On the balance of forces and radial accelerations in hurricanes

Abstract

The degree to which the gradient or cyclostrophic wind equation is applicable for hurricane winds above the surface friction layer is tested on 10 levels in four hurricanes (8 different days) in which aircraft of the National Hurricane Research Project of the United States Weather Bureau flew radial leg penetrations during the 1957–58 seasons. All 10 levels flown were between 6,000 and 16,000 ft altitude and each level had six or more radial leg penetrations except one that had five. Application of the cylindrical radial equation of motion is made for the constant‐pressure levels flown. Results show that there is lack of radial balance by a wide margin between pressure gradient, centrifugal and Coriolis forces. Evaluation of the local and advective changes of the substantial derivative only partly makes up for this lack of balance. It is therefore necessary to postulate the existence of internal radial friction, both in an instantaneous fixed‐coordinate system and in one that moves with the storm centre.

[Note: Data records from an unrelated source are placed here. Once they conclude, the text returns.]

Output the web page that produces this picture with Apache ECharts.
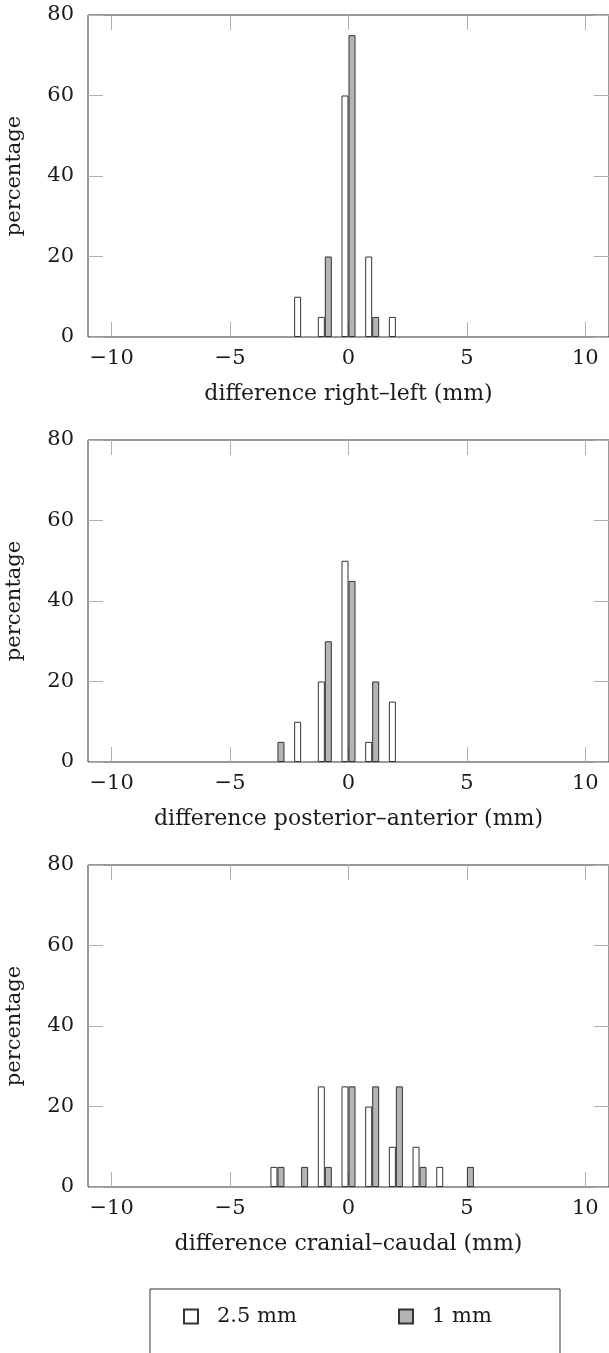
<!DOCTYPE html>
<html lang="en">
<head>
  <meta charset="UTF-8">
  <title>difference histograms</title>
  <script src="https://cdn.jsdelivr.net/npm/echarts@6/dist/echarts.min.js"></script>
  <style>
    body { margin: 0; background: #fff; }
    #chart { width: 609px; height: 1353px; }
  </style>
</head>
<body>
<div id="chart"></div>
<script>
  // bin centres (mm) and percentages per panel
  var bins = [-3, -2, -1, 0, 1, 2, 3, 4, 5];
  var rightLeft25 = [0, 10, 5, 60, 20, 5, 0, 0, 0];
  var rightLeft1 = [0, 0, 20, 75, 5, 0, 0, 0, 0];
  var postAnt25 = [0, 10, 20, 50, 5, 15, 0, 0, 0];
  var postAnt1 = [5, 0, 30, 45, 20, 0, 0, 0, 0];
  var cranCaud25 = [5, 0, 25, 25, 20, 10, 10, 5, 0];
  var cranCaud1 = [5, 5, 5, 25, 25, 25, 5, 0, 5];

  var xTicks = [-10, -5, 0, 5, 10];
  var xTitles = ['difference right–left (mm)', 'difference posterior–anterior (mm)', 'difference cranial–caudal (mm)'];
  var seriesNames = ['2.5 mm', '1 mm'];
  var panels = [[rightLeft25, rightLeft1], [postAnt25, postAnt1], [cranCaud25, cranCaud1]];

  var font = 'DejaVu Serif';
  var txt = '#1a1a1a';
  var tickColor = '#b0b0b0';
  var tops = [15, 440, 865];

  // empty bins are not drawn
  function pairs(vals) {
    return bins.map(function (b, i) { return [b, vals[i] === 0 ? '-' : vals[i]]; });
  }
  function fmt(v) { return v < 0 ? '\u2212' + Math.abs(v) : String(v); }

  var grids = [], xAxes = [], yAxes = [], series = [];
  panels.forEach(function (p, i) {
    grids.push({ left: 88, right: 0, top: tops[i], height: 322, show: true,
      outerBoundsMode: 'none', containLabel: false,
      borderColor: '#333', borderWidth: 1, backgroundColor: 'transparent' });
    var xBase = { type: 'value', gridIndex: i, min: -11, max: 11,
      axisLine: { show: false, onZero: false }, splitLine: { show: false },
      axisTick: { inside: true, length: 15, customValues: xTicks, lineStyle: { color: tickColor } } };
    xAxes.push(Object.assign({}, xBase, { position: 'bottom',
      axisLabel: { customValues: xTicks, formatter: fmt, color: txt, fontFamily: font, fontSize: 21, margin: 11 },
      name: xTitles[i], nameLocation: 'middle', nameGap: 46,
      nameTextStyle: { color: txt, fontFamily: font, fontSize: 22 } }));
    xAxes.push(Object.assign({}, xBase, { position: 'top', axisLabel: { show: false } }));
    var yBase = { type: 'value', gridIndex: i, min: 0, max: 80, interval: 20,
      axisLine: { show: false, onZero: false }, splitLine: { show: false },
      axisTick: { inside: true, length: 15, lineStyle: { color: tickColor } } };
    yAxes.push(Object.assign({}, yBase, { position: 'left',
      axisLabel: { color: txt, fontFamily: font, fontSize: 21, margin: 14 },
      name: 'percentage', nameLocation: 'middle', nameGap: 63,
      nameTextStyle: { color: txt, fontFamily: font, fontSize: 21 } }));
    yAxes.push(Object.assign({}, yBase, { position: 'right', axisLabel: { show: false } }));
    series.push({ name: seriesNames[0], type: 'bar', xAxisIndex: 2 * i, yAxisIndex: 2 * i,
      data: pairs(p[0]), barWidth: 7, barGap: '0%',
      itemStyle: { color: '#ffffff', borderColor: '#333', borderWidth: 1 } });
    series.push({ name: seriesNames[1], type: 'bar', xAxisIndex: 2 * i, yAxisIndex: 2 * i,
      data: pairs(p[1]), barWidth: 7, barGap: '0%',
      itemStyle: { color: '#b4b4b6', borderColor: '#333', borderWidth: 1 } });
  });

  var legendBase = { top: 1306, padding: 0, itemWidth: 14, itemHeight: 14, icon: 'rect',
    textStyle: { color: txt, fontFamily: font, fontSize: 21, padding: [0, 0, 0, 14] } };

  var chart = echarts.init(document.getElementById('chart'));
  chart.setOption({
    animation: false,
    grid: grids,
    xAxis: xAxes,
    yAxis: yAxes,
    series: series,
    legend: [
      Object.assign({ left: 183, data: [seriesNames[0]] }, legendBase),
      Object.assign({ left: 398, data: [seriesNames[1]] }, legendBase)
    ],
    graphic: [{ type: 'rect', shape: { x: 150, y: 1289, width: 410, height: 80 },
      style: { fill: 'none', stroke: '#333', lineWidth: 1 } }]
  });
</script>
</body>
</html>
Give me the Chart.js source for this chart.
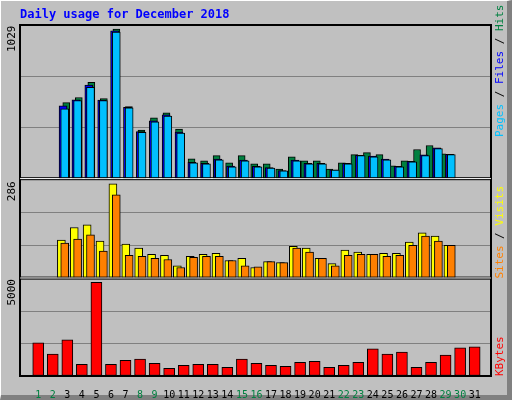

This residual radial friction averages 25 to 30 per cent of the pressure‐gradient force. As a consequence, the gradient wind equation in both cyclindrical and in natural coordinates is invalid. Also, steady‐state or deepening hurricanes must have stronger pressure gradients than corresponding centrifugal and Coriolis accelerations. Comments on the possible mechanism for this internal friction are given.